Nick Rotter-Weller: Californian flourishes in UMaine’s climate
Nick Rotter-Weller is an inaugural recipient of the Clement and Linda McGillicuddy Humanities Center (MHC) Undergraduate Fellowship at the University of Maine.
The fellowship provides financial support so the senior English major can concentrate on coursework, develop his research project, work collaboratively with peers, participate in interdisciplinary humanities programs, and gain professional skills.
Rotter-Weller has a concentration in analytical writing and a minor in political science. He enjoys playing guitar, listening to music and watching soccer, as well as reading, writing and talking politics.
Talking politics is what led him to his capstone and MHC Fellowship project — an interpretation of Arthur Miller’s play “A View from the Bridge” that seeks to escape the 20th-century ideological binary of capitalism versus communism.
“The idea was a culmination of years of research into political ideology and the Cold War as it relates to drama,” he says. Rotter-Weller has applied to graduate school at UMaine to earn a master’s in English and he plans to teach English at the college level, focusing on the ideological sphere as it intersects with literature.
“UMaine has definitely guided me toward my choices,” he says. “I’ve experienced nothing but encouragement for the work I’m doing, and longer, more-sustained projects like this one really prepare me for the work I want to do.”
He credits English 170, Introduction to Narrative for solidifying his choice to be an English major. “Plus,” he adds, “[associate professor of English] Dave Kress was just fantastic.”
Rotter-Weller also has worked closely with his adviser Richard Brucher, an associate professor of English. “It’s been so helpful, working in a sustained way with someone,” he says. “The academic atmosphere here is open ended in a supportive way. My professors and my adviser trust me and give me the freedom to explore my interests. I’m really grateful for that.”
Several years ago, the Palos Verdes Estates, California native was intrigued by the East Coast weather, culture and community, and took a chance and moved to Maine — despite having never experienced a “real” winter.
“Everything is different — the culture, the people, the landscape. The weather. That I actually liked the weather surprised me,” he says.
For Rotter-Weller, UMaine’s climate has been a welcoming one. “I was worried when I arrived,” he says. “I didn’t know anyone within 100 miles — I had no idea what I’d do for Thanksgiving, but by the time it rolled around, I had three offers.”
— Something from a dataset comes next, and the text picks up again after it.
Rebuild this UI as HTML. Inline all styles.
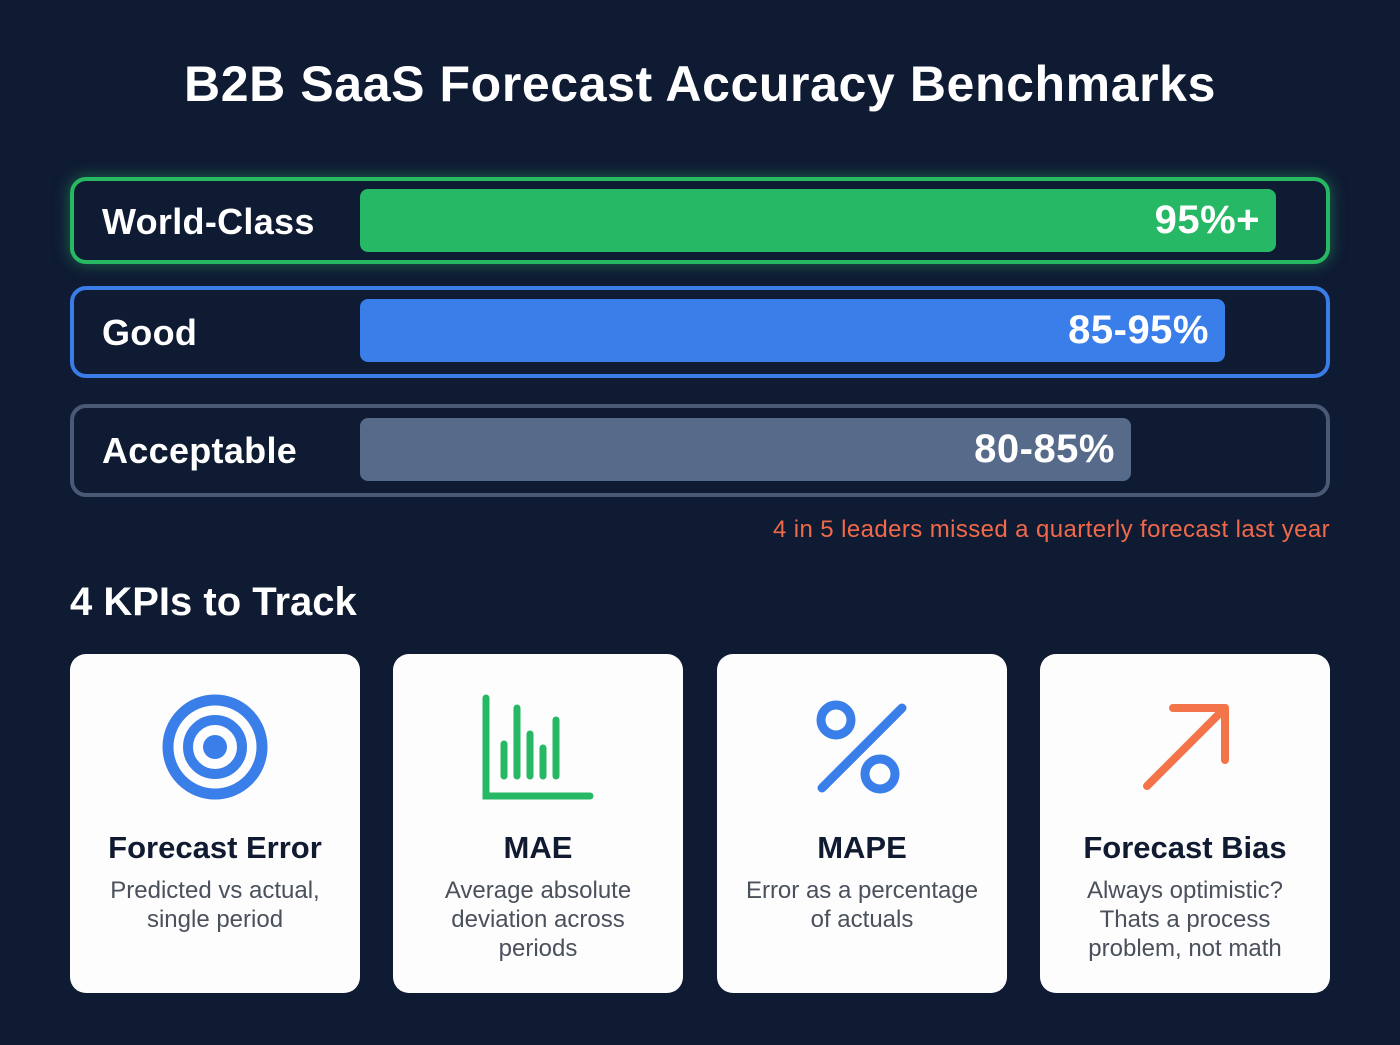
<!DOCTYPE html><html><head><style>
*{margin:0;padding:0;box-sizing:border-box}
body{width:1400px;height:1045px;background:#0f1a33;font-family:"Liberation Sans",sans-serif;position:relative;overflow:hidden;color:#fff}
.t{position:absolute;left:0;width:1400px;text-align:center;top:55px;font-size:50px;font-weight:bold;letter-spacing:0.6px}
.row{position:absolute;left:70px;width:1260px;border-radius:16px;border:4px solid}
.lab{position:absolute;left:28px;font-size:36px;font-weight:bold;letter-spacing:0.3px}
.bar{position:absolute;left:286px;border-radius:8px;text-align:right;padding-right:16px;font-size:40px;font-weight:bold;letter-spacing:0.5px}
.note{position:absolute;right:70px;top:516px;font-size:24px;letter-spacing:0.4px;color:#f06a4a}
.h2{position:absolute;left:70px;top:580px;font-size:40px;font-weight:bold}
.card{position:absolute;top:654px;width:290px;height:339px;background:#fdfdfd;border-radius:16px;text-align:center;color:#101a30}
.card svg{position:absolute;left:85px;top:36px}
.ct{position:absolute;top:176px;width:100%;font-size:31px;font-weight:bold}
.cd{position:absolute;top:222px;width:100%;font-size:24px;line-height:29px;color:#4a505c}
</style></head><body>
<div class="t">B2B SaaS Forecast Accuracy Benchmarks</div>
<div class="row" style="top:177px;height:87px;border-color:#27b862;box-shadow:0 0 16px rgba(39,184,98,.5)"><div class="lab" style="top:20px">World-Class</div><div class="bar" style="top:8px;width:916px;height:63px;line-height:63px;background:#26b864">95%+</div></div>
<div class="row" style="top:286px;height:92px;border-color:#3a7de8"><div class="lab" style="top:22px">Good</div><div class="bar" style="top:9px;width:865px;height:63px;line-height:63px;background:#3a7eea">85-95%</div></div>
<div class="row" style="top:404px;height:93px;border-color:#4a5a76"><div class="lab" style="top:22px">Acceptable</div><div class="bar" style="top:10px;width:771px;height:63px;line-height:63px;background:#566a8a">80-85%</div></div>
<div class="note">4 in 5 leaders missed a quarterly forecast last year</div>
<div class="h2">4 KPIs to Track</div>
<div class="card" style="left:70px"><svg width="120" height="120" viewBox="0 0 120 120"><circle cx="60" cy="57" r="47" fill="none" stroke="#3a7eea" stroke-width="11"/><circle cx="60" cy="57" r="27" fill="none" stroke="#3a7eea" stroke-width="10"/><circle cx="60" cy="57" r="12" fill="#3a7eea"/></svg><div class="ct">Forecast Error</div><div class="cd">Predicted vs actual,<br>single period</div></div>
<div class="card" style="left:393px"><svg width="120" height="120" viewBox="0 0 120 120"><g stroke="#26b864" stroke-width="7" stroke-linecap="round" fill="none"><path d="M8 8V106H112"/><path d="M26 54V86M39 18V86M52 44V86M65 58V86M78 30V86"/></g></svg><div class="ct">MAE</div><div class="cd">Average absolute<br>deviation across<br>periods</div></div>
<div class="card" style="left:717px"><svg width="120" height="120" viewBox="0 0 120 120"><g stroke="#3a7eea" stroke-width="9" stroke-linecap="round" fill="none"><circle cx="34" cy="30" r="15"/><circle cx="78" cy="84" r="15"/><path d="M100 18L20 98"/></g></svg><div class="ct">MAPE</div><div class="cd">Error as a percentage<br>of actuals</div></div>
<div class="card" style="left:1040px"><svg width="120" height="120" viewBox="0 0 120 120"><g stroke="#f4744a" stroke-width="8" stroke-linecap="round" stroke-linejoin="round" fill="none"><path d="M22 96L100 18"/><path d="M48 18H100V70"/></g></svg><div class="ct">Forecast Bias</div><div class="cd">Always optimistic?<br>Thats a process<br>problem, not math</div></div>
</body></html>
The mission of the McGillicuddy Humanities Center is to promote intellectual curiosity and critical reflection, as well as advance teaching, research and public knowledge of the humanities.
Rotter-Weller appreciates this emphasis on the humanities. “The humanities are what you’re drawn to after your material and physical needs are met,” he says. “The name is apt — it’s a uniquely human thing. It’s valuable and people gravitate toward it.”